- DATA -
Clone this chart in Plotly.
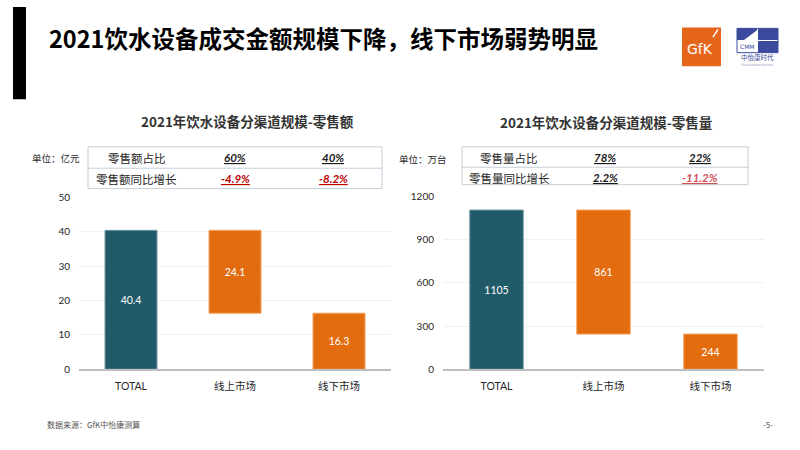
import plotly.graph_objects as go

# ---------------- data ----------------
categories = ["TOTAL", "线上市场", "线下市场"]
amount_values = [40.4, 24.1, 16.3]      # 零售额 (亿元)
volume_values = [1105, 861, 244]        # 零售量 (万台)
amount_ticks = [0, 10, 20, 30, 40, 50]
volume_ticks = [0, 300, 600, 900, 1200]

amount_share = ["60%", "40%"]
amount_growth = ["-4.9%", "-8.2%"]
volume_share = ["78%", "22%"]
volume_growth = ["2.2%", "-11.2%"]

title = "2021饮水设备成交金额规模下降，线下市场弱势明显"
sub_left = "2021年饮水设备分渠道规模-零售额"
sub_right = "2021年饮水设备分渠道规模-零售量"
source = "数据来源：GfK中怡康测算"

W, H = 800, 450
TEAL = "#215A68"
ORANGE = "#E36C0E"
FONT = "Lato, 'Noto Sans CJK SC', sans-serif"
CJK = "'Noto Sans CJK SC', sans-serif"


def px(x):
    return x / W


def py(y):
    return 1 - y / H


def waterfall_bases(vals):
    # total from 0, online sits on top of offline, offline from 0
    return [0, vals[2], 0]


fig = go.Figure()

for vals, xa, ya in [(amount_values, "x", "y"), (volume_values, "x2", "y2")]:
    fig.add_trace(go.Bar(
        x=categories, y=vals, base=waterfall_bases(vals),
        xaxis=xa, yaxis=ya, width=0.5,
        marker=dict(color=[TEAL, ORANGE, ORANGE],
                    line=dict(color=["#6F9AA5", "#F3A25E", "#F3A25E"], width=1)),
        text=[str(v) for v in vals], textposition="inside",
        insidetextanchor="middle", textangle=0,
        textfont=dict(color="white", size=10.5, family=FONT),
        hoverinfo="skip", showlegend=False,
    ))

axis_common = dict(showgrid=False, showline=True, linecolor="#BFBFBF", linewidth=1.5,
                   ticks="", tickfont=dict(size=10.5, color="#262626", family=FONT),
                   fixedrange=True)
yaxis_common = dict(showgrid=True, gridcolor="#F0F0F0", gridwidth=1, zeroline=False,
                    showline=False, ticks="", ticklabelstandoff=8,
                    tickfont=dict(size=10, color="#262626", family=FONT), fixedrange=True)

fig.update_layout(
    width=W, height=H,
    margin=dict(l=0, r=0, t=0, b=0),
    paper_bgcolor="white", plot_bgcolor="white",
    xaxis=dict(domain=[px(79), px(391)], anchor="y", ticklabelstandoff=6, **axis_common),
    yaxis=dict(domain=[py(373), py(196)], anchor="x", range=[0, 50],
               tickvals=amount_ticks, **yaxis_common),
    xaxis2=dict(domain=[px(443), px(764)], anchor="y2", ticklabelstandoff=6, **axis_common),
    yaxis2=dict(domain=[py(373), py(195)], anchor="x2", range=[0, 1200],
                tickvals=volume_ticks, **yaxis_common),
    bargap=0.5,
)

ann = []
shapes = []


def text(x, y, s, size, color="#262626", family=CJK, anchor="center"):
    ann.append(dict(x=px(x), y=py(y), xref="paper", yref="paper", text=s,
                    showarrow=False, xanchor=anchor, yanchor="middle",
                    font=dict(size=size, color=color, family=family)))


# header
shapes.append(dict(type="rect", xref="paper", yref="paper", x0=px(13), x1=px(26),
                   y0=py(95), y1=py(0), fillcolor="black", line=dict(width=0)))
text(47, 32, "<b>" + title + "</b>", 23.5, "#000000", anchor="left")

# GfK logo
shapes.append(dict(type="rect", xref="paper", yref="paper", x0=px(682), x1=px(721),
                   y0=py(61), y1=py(21), fillcolor="#E5661A", line=dict(width=0)))
shapes.append(dict(type="line", xref="paper", yref="paper", x0=px(718), x1=px(713),
                   y0=py(23), y1=py(31), line=dict(color="white", width=1.5)))
text(700, 43, "GfK", 14, "white", family="'DejaVu Sans', sans-serif")

# CMM logo
NAVY = "#3C4A9E"
shapes.append(dict(type="rect", xref="paper", yref="paper", x0=px(737), x1=px(778),
                   y0=py(47), y1=py(22), fillcolor="white", line=dict(color=NAVY, width=1)))
shapes.append(dict(type="rect", xref="paper", yref="paper", x0=px(758), x1=px(778),
                   y0=py(34), y1=py(22), fillcolor=NAVY, line=dict(width=0)))
shapes.append(dict(type="rect", xref="paper", yref="paper", x0=px(758), x1=px(778),
                   y0=py(47), y1=py(35), fillcolor=NAVY, line=dict(width=0)))
shapes.append(dict(type="path", xref="paper", yref="paper",
                   path=f"M {px(737)},{py(22)} L {px(757)},{py(22)} L {px(757)},{py(24)} "
                        f"L {px(744)},{py(34)} L {px(737)},{py(34)} Z",
                   fillcolor=NAVY, line=dict(width=0)))
text(747, 41, "CMM", 6, NAVY, family="'DejaVu Sans', sans-serif")
text(757, 52, "中怡康时代", 6.5, NAVY)
text(757, 59.5, "China Market Monitor", 3, "#8890B8", family="'DejaVu Sans', sans-serif")

# subtitles
text(247, 117, "<b>" + sub_left + "</b>", 13.5, "#333333")
text(606, 118, "<b>" + sub_right + "</b>", 13.5, "#333333")

# units
text(30, 155, "单位：亿元", 9.5, "#262626", anchor="left")
text(397, 157, "单位：万台", 9.5, "#262626", anchor="left")

# tables
BORDER = "#C5CED8"
for (x0, x1, y0, ym, y1) in [(88, 382, 144, 166, 187), (462, 748, 144, 165, 183)]:
    shapes.append(dict(type="rect", xref="paper", yref="paper", x0=px(x0), x1=px(x1),
                       y0=py(y1), y1=py(y0), line=dict(color=BORDER, width=1)))
    shapes.append(dict(type="line", xref="paper", yref="paper", x0=px(x0), x1=px(x1),
                       y0=py(ym), y1=py(ym), line=dict(color=BORDER, width=1)))


def val(v):
    return "<b><i><u>" + v + "</u></i></b>"


text(137, 155, "零售额占比", 11.5)
text(136, 177, "零售额同比增长", 11.5)
for xv, s in zip([235, 333], amount_share):
    text(xv, 155, val(s), 11.5, "#1A1A1A", family=FONT)
for xv, s in zip([235, 333], amount_growth):
    text(xv, 177, val(s), 11.5, "#C00000", family=FONT)

text(509, 155, "零售量占比", 11.5)
text(509, 176, "零售量同比增长", 11.5)
growth_colors = ["#1A1A1A", "#D0505A"]
for xv, s in zip([605, 700], volume_share):
    text(xv, 155, val(s), 11.5, "#1A1A1A", family=FONT)
for xv, s, c in zip([605, 700], volume_growth, growth_colors):
    text(xv, 176, val(s), 11.5, c, family=FONT)

# footer
text(45, 430, source, 8, "#555555", anchor="left")
text(768, 430, "-5-", 8, "#555555")

fig.update_layout(annotations=ann, shapes=shapes)
fig.write_html("out.html", config={"displayModeBar": False},
               post_script="document.body.style.margin='0';document.body.style.overflow='hidden';")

- DIRECTIONS FOR THIS TASK -
From the first line above through the line containing "fig = go.Figure()", copy everything exactly, without the pictures.

- OUTPUT FOR THIS TASK -
Clone this chart in Plotly.
import plotly.graph_objects as go

# ---------------- data ----------------
categories = ["TOTAL", "线上市场", "线下市场"]
amount_values = [40.4, 24.1, 16.3]      # 零售额 (亿元)
volume_values = [1105, 861, 244]        # 零售量 (万台)
amount_ticks = [0, 10, 20, 30, 40, 50]
volume_ticks = [0, 300, 600, 900, 1200]

amount_share = ["60%", "40%"]
amount_growth = ["-4.9%", "-8.2%"]
volume_share = ["78%", "22%"]
volume_growth = ["2.2%", "-11.2%"]

title = "2021饮水设备成交金额规模下降，线下市场弱势明显"
sub_left = "2021年饮水设备分渠道规模-零售额"
sub_right = "2021年饮水设备分渠道规模-零售量"
source = "数据来源：GfK中怡康测算"

W, H = 800, 450
TEAL = "#215A68"
ORANGE = "#E36C0E"
FONT = "Lato, 'Noto Sans CJK SC', sans-serif"
CJK = "'Noto Sans CJK SC', sans-serif"


def px(x):
    return x / W


def py(y):
    return 1 - y / H


def waterfall_bases(vals):
    # total from 0, online sits on top of offline, offline from 0
    return [0, vals[2], 0]


fig = go.Figure()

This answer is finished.